In agile software development, it is imperative for stakeholders in the development of an information system to collaborate in designing and developing the information system. “Stakeholders” includes business modelers, software developers, users, and system administrators who must agree on specifications, features, and many other items (Highsmith, 2001; Cohn, 2005). However, such collaboration is particularly difficult in the development of a large-scale information system, because such development has many stakeholders and the process, and outcomes of the development tend to be so complex that many agile approaches are hard to apply (Boehm, 2004; Erdogmus, 2003; Stephens, 2003).

In order to address the problem of collaboration among all the stakeholders in large-scale system development, this chapter introduces a modeling method of business processes for requirements analysis, and a development framework based on Web-process architectures. The modeling method makes it easier for stakeholders to agree upon requirements. Moreover, it employs a formal method to verify consistency properties of business processes. On the other hand, the development framework enables rapid spiral development through short-term cycles based on patterns of routine tasks in services.

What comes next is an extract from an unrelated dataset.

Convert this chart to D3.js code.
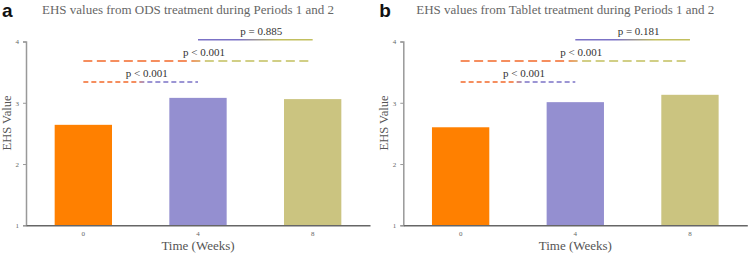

The modeling method employs a diagram to represent a business process, business forms used in the business process and the lifecycles of business forms. The diagram is a workflow with business form lifecycles (BFLs). In order to collaborate in requirements analysis among users and developers of an information system, it is important to use a modeling language that is easily understandable to both users and developers. For example, office workers who use information systems for their services tend to grasp the details of the services based on the process of how they offer the service to their customers. Therefore, it is easier for such office workers to represent the details of their services with business process models, which must be accurate. By verifying a correctness property of BFLs in a workflow, the model is assured to be correct from the perspective of not only the control flow but also the outputs of the business process that are represented by the workflow. Thus, workflows with BFLs have the advantages of both readability and accuracy.

We also introduce a development framework based on Web-process architectures, which helps in dealing with the conceptual diversity of service operations on the Web (e.g., business activities, business processes, workflow applications, software components, and service primitives) as well as the extensive variety of component repositories available (e.g., UDDI registry, WSDL specification, enterprise data stocks, and software library resources). This framework eventually reduces the cost of information system development. We describe the framework based on Web-process architectures, in which customer processes, front-office processes, and back-office tasks interoperate in a business process model based on workflows with BFLs.

The proposed method and the framework have been applied to the real development of a large-scale information system for local (province) government services. We explain the advantages of the modeling method based on workflows with BFLs of a requirements analysis for large-scale developments from the perspective of agile software development.